Material for the task:
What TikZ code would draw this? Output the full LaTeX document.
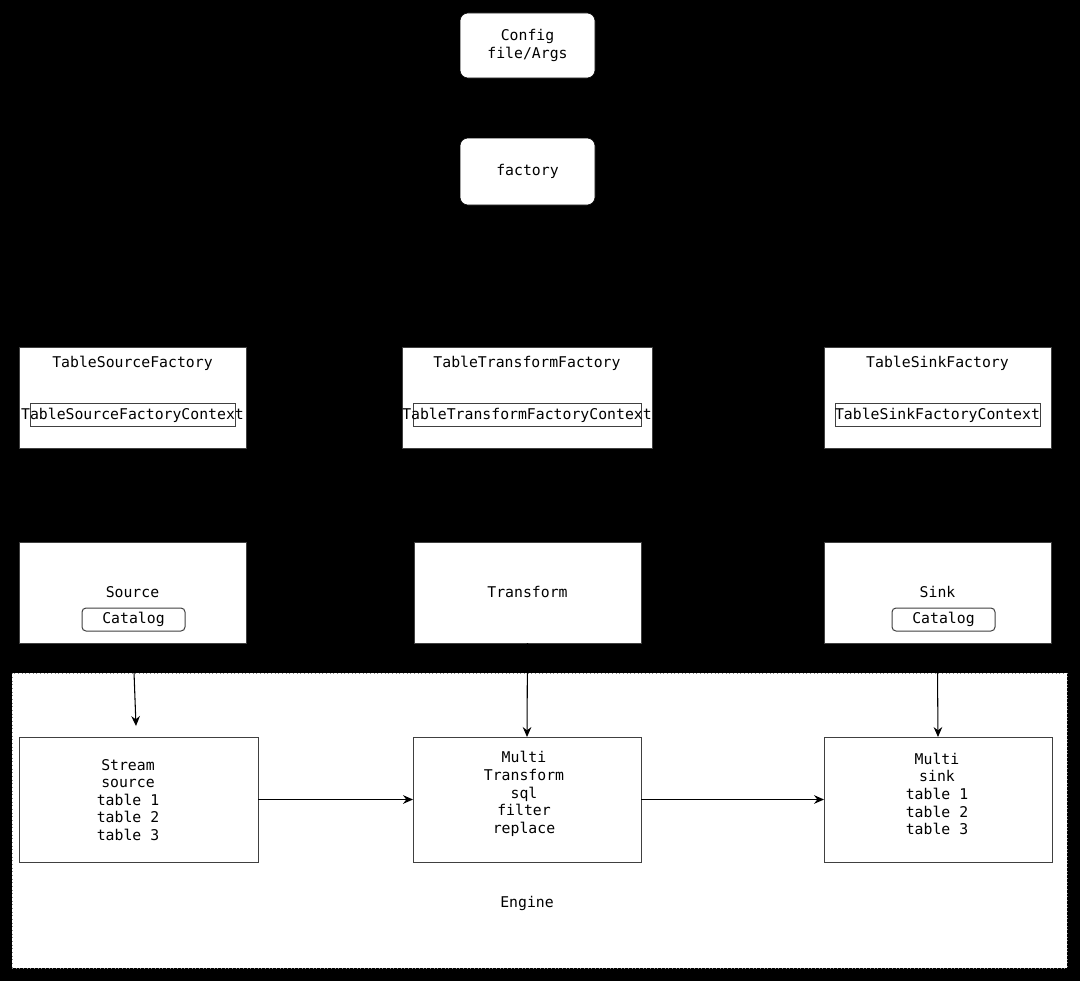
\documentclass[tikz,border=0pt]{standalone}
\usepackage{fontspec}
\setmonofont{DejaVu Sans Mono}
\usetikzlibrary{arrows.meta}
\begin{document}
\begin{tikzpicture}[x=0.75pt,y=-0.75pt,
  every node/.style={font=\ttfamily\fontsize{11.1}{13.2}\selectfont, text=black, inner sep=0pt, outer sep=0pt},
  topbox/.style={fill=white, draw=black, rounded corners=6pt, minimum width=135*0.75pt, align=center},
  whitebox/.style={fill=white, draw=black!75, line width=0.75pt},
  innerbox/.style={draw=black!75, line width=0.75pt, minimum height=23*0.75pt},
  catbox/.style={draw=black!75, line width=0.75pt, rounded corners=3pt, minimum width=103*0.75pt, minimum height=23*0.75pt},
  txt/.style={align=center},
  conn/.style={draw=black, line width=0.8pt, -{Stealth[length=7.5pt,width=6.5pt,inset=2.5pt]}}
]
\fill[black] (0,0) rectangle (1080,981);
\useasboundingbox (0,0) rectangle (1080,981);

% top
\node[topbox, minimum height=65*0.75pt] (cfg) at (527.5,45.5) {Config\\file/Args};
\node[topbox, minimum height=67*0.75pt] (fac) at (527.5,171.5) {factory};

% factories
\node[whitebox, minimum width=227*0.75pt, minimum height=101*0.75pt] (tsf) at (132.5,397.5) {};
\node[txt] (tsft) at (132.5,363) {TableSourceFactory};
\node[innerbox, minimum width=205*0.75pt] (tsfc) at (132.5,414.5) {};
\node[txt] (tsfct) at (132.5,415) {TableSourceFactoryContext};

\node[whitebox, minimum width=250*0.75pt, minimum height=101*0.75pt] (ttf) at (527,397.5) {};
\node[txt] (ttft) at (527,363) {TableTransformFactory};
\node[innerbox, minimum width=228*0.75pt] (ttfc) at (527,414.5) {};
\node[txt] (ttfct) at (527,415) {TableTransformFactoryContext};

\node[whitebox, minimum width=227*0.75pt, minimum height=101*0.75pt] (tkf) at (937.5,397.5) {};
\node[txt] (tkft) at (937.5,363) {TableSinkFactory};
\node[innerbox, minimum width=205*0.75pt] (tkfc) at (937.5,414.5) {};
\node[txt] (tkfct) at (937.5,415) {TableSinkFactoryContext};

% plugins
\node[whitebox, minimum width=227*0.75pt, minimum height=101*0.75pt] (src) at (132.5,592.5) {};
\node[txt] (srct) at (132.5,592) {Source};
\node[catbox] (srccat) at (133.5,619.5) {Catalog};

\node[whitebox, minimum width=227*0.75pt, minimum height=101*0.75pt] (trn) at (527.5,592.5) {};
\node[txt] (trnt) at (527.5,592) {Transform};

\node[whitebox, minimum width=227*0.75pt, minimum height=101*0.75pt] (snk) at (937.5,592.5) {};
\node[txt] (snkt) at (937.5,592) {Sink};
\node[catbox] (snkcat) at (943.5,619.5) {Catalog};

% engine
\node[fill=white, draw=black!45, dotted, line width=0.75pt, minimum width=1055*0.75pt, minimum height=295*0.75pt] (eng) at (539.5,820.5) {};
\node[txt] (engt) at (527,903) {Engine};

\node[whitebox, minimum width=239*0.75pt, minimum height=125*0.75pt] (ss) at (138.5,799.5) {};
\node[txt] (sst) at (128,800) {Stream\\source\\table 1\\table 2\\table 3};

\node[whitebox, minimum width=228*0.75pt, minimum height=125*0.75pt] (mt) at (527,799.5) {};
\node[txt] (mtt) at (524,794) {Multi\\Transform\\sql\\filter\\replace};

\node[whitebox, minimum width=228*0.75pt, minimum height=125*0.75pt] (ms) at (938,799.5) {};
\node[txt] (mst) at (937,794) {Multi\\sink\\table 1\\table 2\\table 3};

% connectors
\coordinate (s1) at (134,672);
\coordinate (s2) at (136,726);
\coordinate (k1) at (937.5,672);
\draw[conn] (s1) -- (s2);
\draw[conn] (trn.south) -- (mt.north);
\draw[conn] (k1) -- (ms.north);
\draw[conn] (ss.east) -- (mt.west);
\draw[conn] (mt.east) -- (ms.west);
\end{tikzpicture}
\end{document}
==
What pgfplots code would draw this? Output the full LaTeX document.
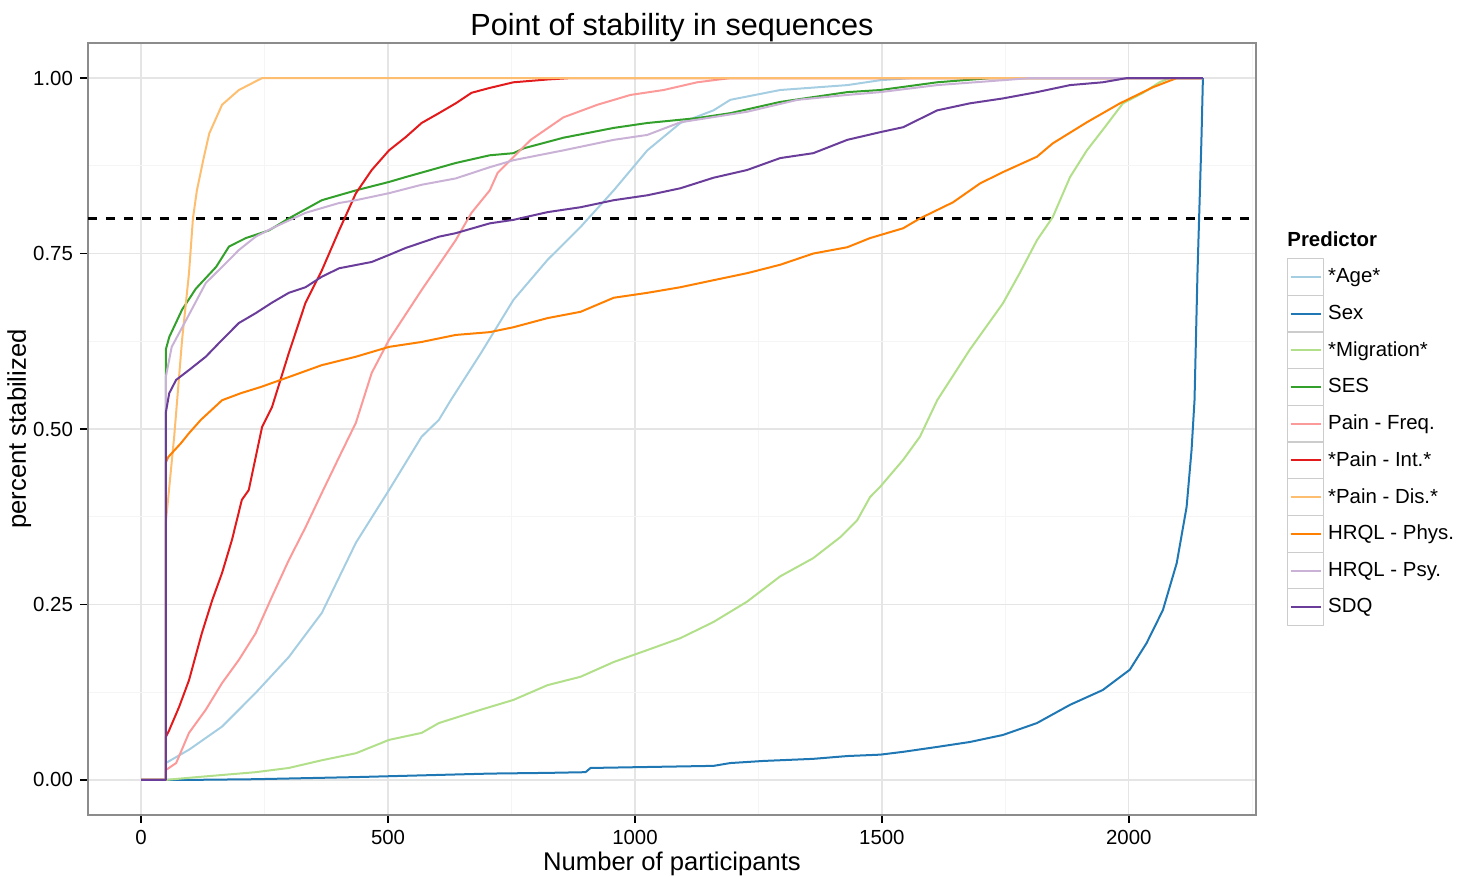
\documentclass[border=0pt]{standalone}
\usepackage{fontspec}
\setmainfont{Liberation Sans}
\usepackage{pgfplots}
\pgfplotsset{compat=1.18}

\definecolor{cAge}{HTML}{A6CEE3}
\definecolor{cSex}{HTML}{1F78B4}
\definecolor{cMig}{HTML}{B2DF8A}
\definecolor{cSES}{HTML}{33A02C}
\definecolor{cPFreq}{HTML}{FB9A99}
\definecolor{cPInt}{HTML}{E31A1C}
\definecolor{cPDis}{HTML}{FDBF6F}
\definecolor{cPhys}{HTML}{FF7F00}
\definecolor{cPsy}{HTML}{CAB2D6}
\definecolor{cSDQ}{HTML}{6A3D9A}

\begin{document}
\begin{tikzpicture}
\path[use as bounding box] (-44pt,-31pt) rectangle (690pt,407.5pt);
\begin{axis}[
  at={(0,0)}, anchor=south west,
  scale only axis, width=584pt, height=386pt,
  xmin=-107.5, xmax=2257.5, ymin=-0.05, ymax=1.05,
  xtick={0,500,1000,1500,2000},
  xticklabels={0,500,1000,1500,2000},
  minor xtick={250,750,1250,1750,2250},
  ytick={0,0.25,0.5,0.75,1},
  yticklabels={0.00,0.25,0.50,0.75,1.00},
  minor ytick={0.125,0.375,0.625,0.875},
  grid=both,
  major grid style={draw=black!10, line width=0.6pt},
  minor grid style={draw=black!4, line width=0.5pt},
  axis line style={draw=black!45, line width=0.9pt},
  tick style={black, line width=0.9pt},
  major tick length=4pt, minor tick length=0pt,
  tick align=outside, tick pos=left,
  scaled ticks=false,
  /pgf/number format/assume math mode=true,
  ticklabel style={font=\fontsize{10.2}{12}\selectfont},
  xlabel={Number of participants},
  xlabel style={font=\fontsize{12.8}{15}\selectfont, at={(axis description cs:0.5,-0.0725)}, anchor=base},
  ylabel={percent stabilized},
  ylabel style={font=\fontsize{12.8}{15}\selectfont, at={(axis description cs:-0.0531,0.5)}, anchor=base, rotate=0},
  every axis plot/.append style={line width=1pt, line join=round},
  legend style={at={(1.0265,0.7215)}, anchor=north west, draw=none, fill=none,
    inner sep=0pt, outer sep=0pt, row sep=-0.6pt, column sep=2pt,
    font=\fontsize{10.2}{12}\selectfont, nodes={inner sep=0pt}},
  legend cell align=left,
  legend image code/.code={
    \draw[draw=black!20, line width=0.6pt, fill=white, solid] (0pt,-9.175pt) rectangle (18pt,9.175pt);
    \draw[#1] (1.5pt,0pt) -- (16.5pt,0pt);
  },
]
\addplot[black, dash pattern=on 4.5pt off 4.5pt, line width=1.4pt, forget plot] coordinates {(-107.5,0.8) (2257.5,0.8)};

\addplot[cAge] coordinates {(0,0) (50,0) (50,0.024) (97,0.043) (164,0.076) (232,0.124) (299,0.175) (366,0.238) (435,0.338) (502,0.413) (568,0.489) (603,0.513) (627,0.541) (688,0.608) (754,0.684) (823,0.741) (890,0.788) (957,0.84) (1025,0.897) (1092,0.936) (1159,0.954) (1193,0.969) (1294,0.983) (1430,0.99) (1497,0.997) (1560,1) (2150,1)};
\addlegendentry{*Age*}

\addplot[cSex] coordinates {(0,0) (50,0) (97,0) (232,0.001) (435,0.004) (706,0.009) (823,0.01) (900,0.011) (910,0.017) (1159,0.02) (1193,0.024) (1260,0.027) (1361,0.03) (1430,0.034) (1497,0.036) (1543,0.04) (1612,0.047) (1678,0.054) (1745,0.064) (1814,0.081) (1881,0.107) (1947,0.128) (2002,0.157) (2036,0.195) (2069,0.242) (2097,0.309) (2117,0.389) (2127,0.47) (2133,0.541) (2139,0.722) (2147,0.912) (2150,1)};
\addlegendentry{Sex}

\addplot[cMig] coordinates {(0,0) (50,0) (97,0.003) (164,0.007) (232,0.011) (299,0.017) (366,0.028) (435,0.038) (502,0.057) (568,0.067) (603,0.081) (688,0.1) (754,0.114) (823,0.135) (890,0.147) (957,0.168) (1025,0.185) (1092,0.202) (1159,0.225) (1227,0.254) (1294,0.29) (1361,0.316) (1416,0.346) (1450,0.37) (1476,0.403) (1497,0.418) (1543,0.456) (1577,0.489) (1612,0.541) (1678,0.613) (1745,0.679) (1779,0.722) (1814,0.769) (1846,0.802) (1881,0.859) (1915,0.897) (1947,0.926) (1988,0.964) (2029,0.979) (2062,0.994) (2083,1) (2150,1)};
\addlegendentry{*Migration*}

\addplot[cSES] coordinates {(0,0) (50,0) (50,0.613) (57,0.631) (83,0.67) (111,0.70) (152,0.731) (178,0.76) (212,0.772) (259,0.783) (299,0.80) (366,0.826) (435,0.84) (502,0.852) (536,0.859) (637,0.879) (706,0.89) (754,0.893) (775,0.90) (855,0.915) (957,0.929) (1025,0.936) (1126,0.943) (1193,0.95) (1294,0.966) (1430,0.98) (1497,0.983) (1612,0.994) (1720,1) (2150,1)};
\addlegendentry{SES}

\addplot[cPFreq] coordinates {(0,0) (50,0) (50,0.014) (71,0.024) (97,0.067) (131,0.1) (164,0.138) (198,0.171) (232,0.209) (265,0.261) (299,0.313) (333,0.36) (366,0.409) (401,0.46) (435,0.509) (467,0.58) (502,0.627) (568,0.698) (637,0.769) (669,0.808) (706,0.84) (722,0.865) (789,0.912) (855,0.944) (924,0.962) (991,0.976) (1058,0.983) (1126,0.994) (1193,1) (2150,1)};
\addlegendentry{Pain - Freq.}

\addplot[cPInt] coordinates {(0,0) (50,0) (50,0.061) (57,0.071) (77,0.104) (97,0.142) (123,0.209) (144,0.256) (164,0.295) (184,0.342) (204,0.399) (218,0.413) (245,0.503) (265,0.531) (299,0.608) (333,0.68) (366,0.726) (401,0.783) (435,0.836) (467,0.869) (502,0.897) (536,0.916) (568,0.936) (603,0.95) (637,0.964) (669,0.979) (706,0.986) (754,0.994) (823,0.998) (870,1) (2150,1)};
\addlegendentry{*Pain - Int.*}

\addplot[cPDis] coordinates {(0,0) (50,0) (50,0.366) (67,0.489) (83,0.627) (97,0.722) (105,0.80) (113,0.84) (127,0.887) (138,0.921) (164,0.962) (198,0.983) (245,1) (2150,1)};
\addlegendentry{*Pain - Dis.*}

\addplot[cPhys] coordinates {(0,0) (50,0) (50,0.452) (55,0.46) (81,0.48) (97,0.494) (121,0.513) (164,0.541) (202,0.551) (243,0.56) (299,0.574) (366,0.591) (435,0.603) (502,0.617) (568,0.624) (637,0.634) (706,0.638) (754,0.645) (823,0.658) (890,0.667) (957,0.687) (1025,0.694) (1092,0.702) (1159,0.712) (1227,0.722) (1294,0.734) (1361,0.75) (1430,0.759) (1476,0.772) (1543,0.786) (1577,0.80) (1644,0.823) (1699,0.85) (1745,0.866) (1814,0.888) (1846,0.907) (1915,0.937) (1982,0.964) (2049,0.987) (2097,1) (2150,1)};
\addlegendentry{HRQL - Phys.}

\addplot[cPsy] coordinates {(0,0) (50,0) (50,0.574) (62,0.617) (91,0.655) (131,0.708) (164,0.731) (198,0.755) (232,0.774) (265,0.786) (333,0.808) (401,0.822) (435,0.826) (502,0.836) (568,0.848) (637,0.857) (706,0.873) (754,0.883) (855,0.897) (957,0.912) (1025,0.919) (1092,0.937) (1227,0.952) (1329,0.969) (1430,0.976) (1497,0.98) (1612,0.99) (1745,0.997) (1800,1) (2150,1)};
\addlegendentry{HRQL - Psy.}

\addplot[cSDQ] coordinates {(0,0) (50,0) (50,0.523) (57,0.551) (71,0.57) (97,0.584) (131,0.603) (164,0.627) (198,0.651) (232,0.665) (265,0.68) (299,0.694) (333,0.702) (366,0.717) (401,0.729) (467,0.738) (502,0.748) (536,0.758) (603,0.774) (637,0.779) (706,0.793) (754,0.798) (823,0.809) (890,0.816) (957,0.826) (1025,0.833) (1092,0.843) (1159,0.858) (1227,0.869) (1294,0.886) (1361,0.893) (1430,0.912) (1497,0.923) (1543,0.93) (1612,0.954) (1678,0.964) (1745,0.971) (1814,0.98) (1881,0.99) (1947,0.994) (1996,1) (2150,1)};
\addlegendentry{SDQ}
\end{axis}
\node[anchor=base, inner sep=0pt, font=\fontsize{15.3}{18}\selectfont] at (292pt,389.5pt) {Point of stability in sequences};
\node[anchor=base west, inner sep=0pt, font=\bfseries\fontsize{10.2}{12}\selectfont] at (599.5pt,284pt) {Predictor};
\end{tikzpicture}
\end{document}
==
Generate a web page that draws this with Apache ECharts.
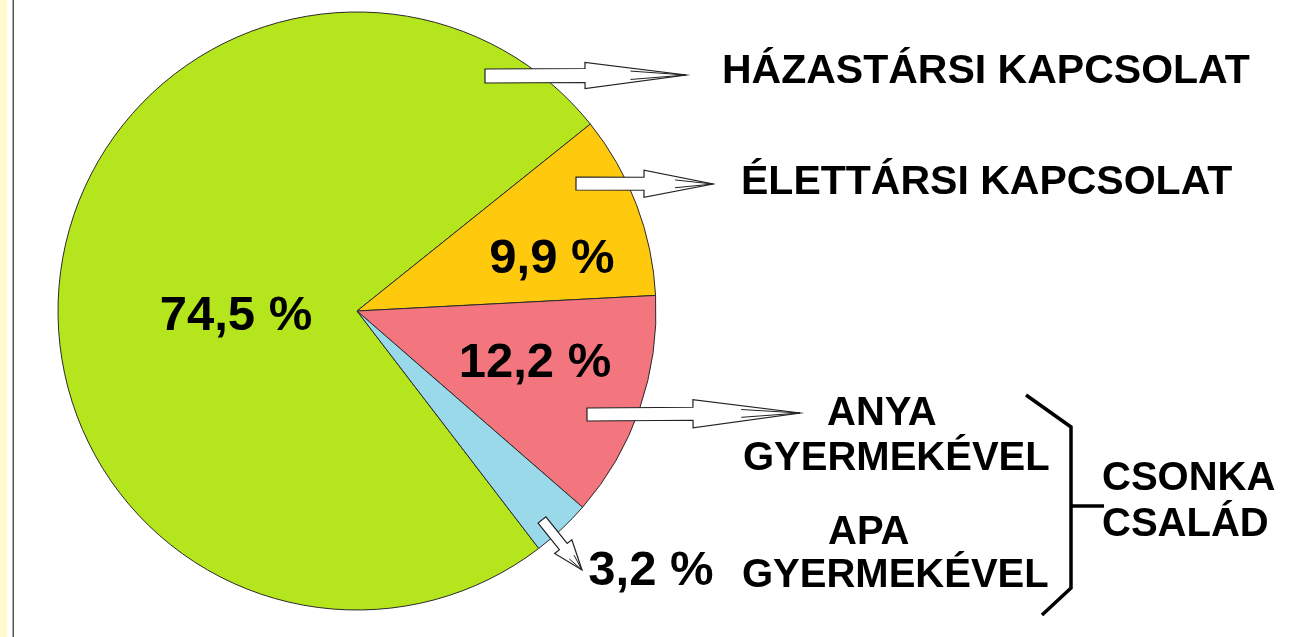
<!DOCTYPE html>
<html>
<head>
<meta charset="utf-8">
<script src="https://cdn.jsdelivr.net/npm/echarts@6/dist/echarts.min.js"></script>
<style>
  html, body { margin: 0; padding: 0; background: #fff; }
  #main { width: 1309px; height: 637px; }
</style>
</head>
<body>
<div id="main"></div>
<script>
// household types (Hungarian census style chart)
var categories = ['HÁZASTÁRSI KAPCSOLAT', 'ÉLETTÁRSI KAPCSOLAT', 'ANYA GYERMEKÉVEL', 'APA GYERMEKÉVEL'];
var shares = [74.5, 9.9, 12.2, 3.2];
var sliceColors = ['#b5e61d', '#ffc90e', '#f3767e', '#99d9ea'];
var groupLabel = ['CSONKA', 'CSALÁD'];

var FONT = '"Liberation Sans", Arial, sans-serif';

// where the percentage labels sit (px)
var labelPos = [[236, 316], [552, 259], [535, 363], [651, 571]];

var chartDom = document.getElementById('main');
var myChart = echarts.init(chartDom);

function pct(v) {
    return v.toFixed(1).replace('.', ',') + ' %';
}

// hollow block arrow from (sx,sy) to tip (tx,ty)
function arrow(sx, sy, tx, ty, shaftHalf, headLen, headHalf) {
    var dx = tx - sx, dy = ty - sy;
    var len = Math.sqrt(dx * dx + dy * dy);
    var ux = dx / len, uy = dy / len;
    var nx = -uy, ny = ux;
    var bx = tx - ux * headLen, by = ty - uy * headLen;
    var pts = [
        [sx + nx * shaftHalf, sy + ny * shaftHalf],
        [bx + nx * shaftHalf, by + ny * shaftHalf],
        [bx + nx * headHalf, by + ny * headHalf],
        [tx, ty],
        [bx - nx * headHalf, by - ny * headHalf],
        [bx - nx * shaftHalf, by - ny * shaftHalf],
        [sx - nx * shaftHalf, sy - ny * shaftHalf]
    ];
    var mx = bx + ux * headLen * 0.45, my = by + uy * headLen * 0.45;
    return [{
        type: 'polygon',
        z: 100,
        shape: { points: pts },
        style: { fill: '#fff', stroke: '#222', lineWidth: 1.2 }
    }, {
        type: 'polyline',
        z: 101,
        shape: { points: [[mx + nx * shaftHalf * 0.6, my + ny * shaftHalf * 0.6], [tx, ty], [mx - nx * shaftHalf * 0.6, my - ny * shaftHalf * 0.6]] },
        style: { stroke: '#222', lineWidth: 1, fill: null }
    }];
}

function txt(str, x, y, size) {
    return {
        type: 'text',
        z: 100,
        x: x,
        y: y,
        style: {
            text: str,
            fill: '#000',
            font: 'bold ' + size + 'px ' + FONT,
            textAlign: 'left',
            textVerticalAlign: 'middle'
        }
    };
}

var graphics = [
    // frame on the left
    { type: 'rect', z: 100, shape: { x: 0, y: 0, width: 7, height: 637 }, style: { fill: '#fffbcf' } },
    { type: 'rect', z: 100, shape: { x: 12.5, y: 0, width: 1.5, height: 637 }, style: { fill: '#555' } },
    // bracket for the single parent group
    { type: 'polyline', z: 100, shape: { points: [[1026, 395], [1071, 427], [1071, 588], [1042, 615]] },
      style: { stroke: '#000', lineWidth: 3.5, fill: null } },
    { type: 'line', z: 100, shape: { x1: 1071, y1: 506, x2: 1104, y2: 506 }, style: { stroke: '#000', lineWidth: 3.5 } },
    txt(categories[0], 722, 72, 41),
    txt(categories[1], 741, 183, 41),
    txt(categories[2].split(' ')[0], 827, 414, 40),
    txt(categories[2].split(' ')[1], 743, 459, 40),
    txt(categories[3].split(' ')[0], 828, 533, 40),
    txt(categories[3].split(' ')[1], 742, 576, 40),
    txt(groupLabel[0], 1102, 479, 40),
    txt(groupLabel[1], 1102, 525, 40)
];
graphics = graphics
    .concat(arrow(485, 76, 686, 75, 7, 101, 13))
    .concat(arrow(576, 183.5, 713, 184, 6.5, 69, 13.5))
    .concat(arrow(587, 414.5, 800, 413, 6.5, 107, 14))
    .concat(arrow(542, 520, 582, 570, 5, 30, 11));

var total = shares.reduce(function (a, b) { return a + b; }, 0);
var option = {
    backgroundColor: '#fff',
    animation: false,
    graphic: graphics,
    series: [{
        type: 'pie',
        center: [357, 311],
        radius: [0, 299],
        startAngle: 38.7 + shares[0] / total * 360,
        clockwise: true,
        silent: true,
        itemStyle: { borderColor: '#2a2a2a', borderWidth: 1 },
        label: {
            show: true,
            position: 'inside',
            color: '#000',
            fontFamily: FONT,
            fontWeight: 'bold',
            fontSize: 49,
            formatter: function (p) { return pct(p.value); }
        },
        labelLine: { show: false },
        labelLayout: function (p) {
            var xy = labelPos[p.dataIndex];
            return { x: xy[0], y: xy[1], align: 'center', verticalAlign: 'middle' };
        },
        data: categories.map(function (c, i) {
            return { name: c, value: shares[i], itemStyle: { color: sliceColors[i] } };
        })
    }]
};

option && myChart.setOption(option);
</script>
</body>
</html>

Problem requirements: Give the number of lines in the records that contain the string "Output", and nothing besides.

Response to this exercise: 2